The CAC was made up of people of different races, ages and backgrounds from across Larimer County. While the majority of the CAC advocated for SROs to be removed from buildings, they did provide other suggestions on how the police can better interact with students.
However, in a survey of students, parents and staff completed in 2021, an overwhelming majority of respondents expressed their content with the way the SRO program is currently operating. Many parents took to social media saying they were confused how the CAC's results contrasted that of the community directly involved with PSD.
The morning after the CAC presented their findings, students at Lincoln Middle School in northern Fort Collins contacted their SRO reporting their peer allegedly had a gun and was making threats to others.
The SRO assigned to the campus quickly made contact with the student, confiscated what was later determined to be a BB gun, and cited the child for interference with staff, faculty or students of an educational institution, a class 3 misdemeanor. Students were able to return safely to their classrooms to complete the school day.
John Feyen, Assistance Chief of Police in Fort Collins, said the relationship the SRO had with those inside the school made the incident end peacefully and quickly.
"We are one part of the team that helped address safety issues expressed by other students," Feyen told CBS4's Dillon Thomas.
Multiple parents of PSD students contacted CBS4, and took to social media, saying they felt the incident at Lincoln Middle was a great example of why SROs were needed inside PSD buildings.
Feyen, who oversees the SRO program in Fort Collins, said he welcomed the findings of the CAC's research as a great starting point on how FCPS can better themselves. Though he disagreed with the removal of SROs from buildings, he said many suggestions made could be, and have been, implemented.
"It helps us define what our roles are in the schools," Feyen said. "I appreciate those conversations because they are only going to make us better in what we do."
Feyen said the threat of a mass shooting, or other significant threat, taking place at a school is very low. While he said the presence of an SRO helps prevent those situations, he believed the SROs' presence in schools is more important when it comes to building relationships with those in schools.
"It's about making sure the students are safe, and the relationships help us keep the students safe in that world," Feyen said.
Among other things unrelated to the physical presence of SROs in buildings, the board suggested that FCPS remove themselves from some situations like small drug offenses on school grounds.
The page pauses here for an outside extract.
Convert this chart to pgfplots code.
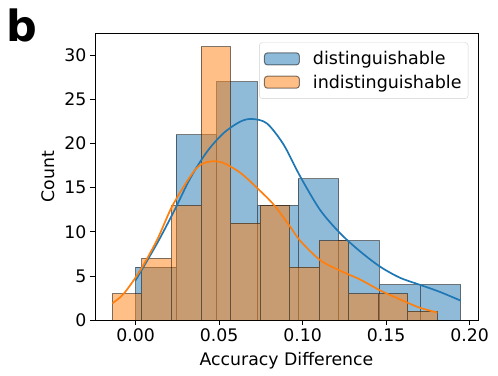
\documentclass[border=0pt]{standalone}
\usepackage{fontspec}
\setmainfont{DejaVu Sans}
\usepackage{pgfplots}
\pgfplotsset{compat=1.18}
\definecolor{tabblue}{HTML}{1F77B4}
\definecolor{taborange}{HTML}{FF7F0E}

% histogram counts (bin left edges, last edge repeated)
\pgfplotstableread{
x y
0.000000 6
0.024325 21
0.048650 27
0.072975 13
0.097300 16
0.121625 9
0.145950 4
0.170275 4
0.194600 4
}\distbins
\pgfplotstableread{
x y
-0.013900 3
0.003791 7
0.021482 13
0.039173 31
0.056864 11
0.074555 13
0.092246 6
0.109937 9
0.127628 3
0.145319 3
0.163010 1
0.180700 1
}\indistbins

\tikzset{histpatch/.style={line width=1pt, draw=black, draw opacity=0.5, fill opacity=0.5}}
\pgfplotsset{histlegend/.style={legend image code/.code={%
  \path[draw=none, fill=none] (0pt,0pt) -- (46.5pt,0pt);
  \draw[##1] (0pt,-6pt) rectangle (35pt,6pt);}}}

\begin{document}
\begin{tikzpicture}
\useasboundingbox (-95pt,-55pt) rectangle (403pt,320pt);
\begin{axis}[
  scale only axis,
  width=383pt, height=287pt,
  xmin=-0.0243, xmax=0.2050,
  ymin=0, ymax=32.55,
  axis line style={black, line width=0.8pt},
  tick pos=left,
  tick align=outside,
  major tick length=5pt,
  tick style={black, line width=0.8pt},
  xtick={0,0.05,0.1,0.15,0.2},
  ytick={0,5,10,15,20,25,30},
  xticklabel style={/pgf/number format/.cd, fixed, fixed zerofill, precision=2},
  /pgf/number format/assume math mode=true,
  tick label style={font=\fontsize{17.3}{20}\selectfont},
  label style={font=\fontsize{17.3}{20}\selectfont},
  xlabel={Accuracy Difference},
  ylabel={Count},
  xlabel style={at={([yshift=-45pt]axis description cs:0.5,0)}, anchor=base},
  ylabel style={at={([xshift=-47pt]axis description cs:0,0.5)}, anchor=center},
  legend style={at={(1,1)}, anchor=north east, xshift=-9.7pt, yshift=-9.3pt,
    draw=black!18, rounded corners=3pt, fill=white,
    font=\fontsize{17.5}{20}\selectfont,
    inner xsep=4.6pt, inner ysep=7pt, row sep=4.5pt,
    nodes={inner sep=2pt}},
  legend cell align=left,
]
\addplot[ybar interval, histpatch, fill=tabblue, histlegend]
  table[x=x, y=y] {\distbins};
\addlegendentry{distinguishable}
\addplot[ybar interval, histpatch, fill=taborange, histlegend]
  table[x=x, y=y] {\indistbins};
\addlegendentry{indistinguishable}

% kde curves
\addplot[tabblue, line width=1.7pt, smooth, forget plot] coordinates {
(0.0000,4.5) (0.0129,8.7) (0.0229,12.3) (0.0328,16.1) (0.0428,19.1)
(0.0527,21.2) (0.0627,22.5) (0.0697,22.8) (0.0786,22.3) (0.0886,19.9)
(0.0985,16.3) (0.1104,12.5) (0.1224,9.85) (0.1343,7.8) (0.1463,6.06)
(0.1582,4.8) (0.1701,4.0) (0.1820,3.2) (0.1946,2.2)
};
\addplot[taborange, line width=1.7pt, smooth, forget plot] coordinates {
(-0.0139,1.9) (-0.0070,3.0) (0.0030,5.7) (0.0129,9.1) (0.0219,12.9)
(0.0328,16.3) (0.0388,17.6) (0.0458,18.0) (0.0527,17.8) (0.0627,16.7)
(0.0726,15.0) (0.0826,13.1) (0.0925,10.6) (0.0985,9.0) (0.1104,6.8)
(0.1224,5.6) (0.1343,4.6) (0.1470,3.3) (0.1600,2.2) (0.1700,1.4) (0.1807,0.85)
};
\end{axis}
\node[anchor=base west, inner sep=0pt, font=\bfseries\fontsize{43}{43}\selectfont] at (-89pt,278.3pt) {b};
\end{tikzpicture}
\end{document}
Feyen said the department has agreed to do so, and already implemented that policy.
The Poudre School District board hasn't made any final decisions, keeping SROs in schools for the time being. They are scheduled to reconvene to further discuss the CAC's findings on May 11.
CBS4 reached out to the district for comment on this report, but requests were denied. Requests for Ulloa Girón of the CAC to interview were not returned as of the posting of this article.
CBS4 also reached out to each member of the school board, requesting on-camera interviews, which were either denied or not responded to.
In a written statement to CBS4, PSD District D Director Christophe Febvre said the following on the matter:
"The Poudre School District Board of Education has made no decision regarding the School Resource Officer Program in the district or the contracts that PSD currently has with the three law enforcement agencies that employ the district's 14 SROs. In the late spring of 2020, based on some questions being asked in the community about discipline and policing in our schools, the Board decided to form the Community Advisory Council (CAC) and charged them to study the SRO program and develop recommendations to share with the board. The CAC held weekly meetings throughout this past fall and winter to learn, discuss, and attempt to develop consensus recommendations for the board. As part of their mission, the CAC also developed a survey that gave voice to over 11,000 members of the PSD community members - a significant and broad cross-section of families, staff, and students. For the April 27 Board meeting, the CAC developed a report and shared their recommendations with the Board. The Board is thankful for the incredible dedication and work provided by these dedicated and engaged volunteers. The next step in the process will take place at the May 11 school board meeting where the Board will have the opportunity to discuss the CAC report and any other materials that have been considered throughout the year."
In summary, PSD posted the following:
Majority opinion: Eleven CAC members believe the role of law enforcement, agreed to in the final CAC report, can be implemented without SROs' presence in schools. They recommend that PSD shift to a response model where law enforcement officers are not embedded on campuses. One option for exploration is for officers to fulfill the roles outlined in the CAC report but act more as liaisons to schools; they would be assigned to patrol areas adjacent to their designated schools to reduce response time.
Dissenting opinion: Four CAC members felt strongly that SROs should remain embedded in schools, citing response time in the case of threats of violence and the hope that SRO presence deters criminal or violent behavior. They felt that new Standard Operating Procedures, or SOPs, for SROs is a step in the right direction and that continued data gathering to inform new practices is essential. They agree the disproportionality of Black, Indigenous and people of color (BIPOC) students being referred to law enforcement is a large concern.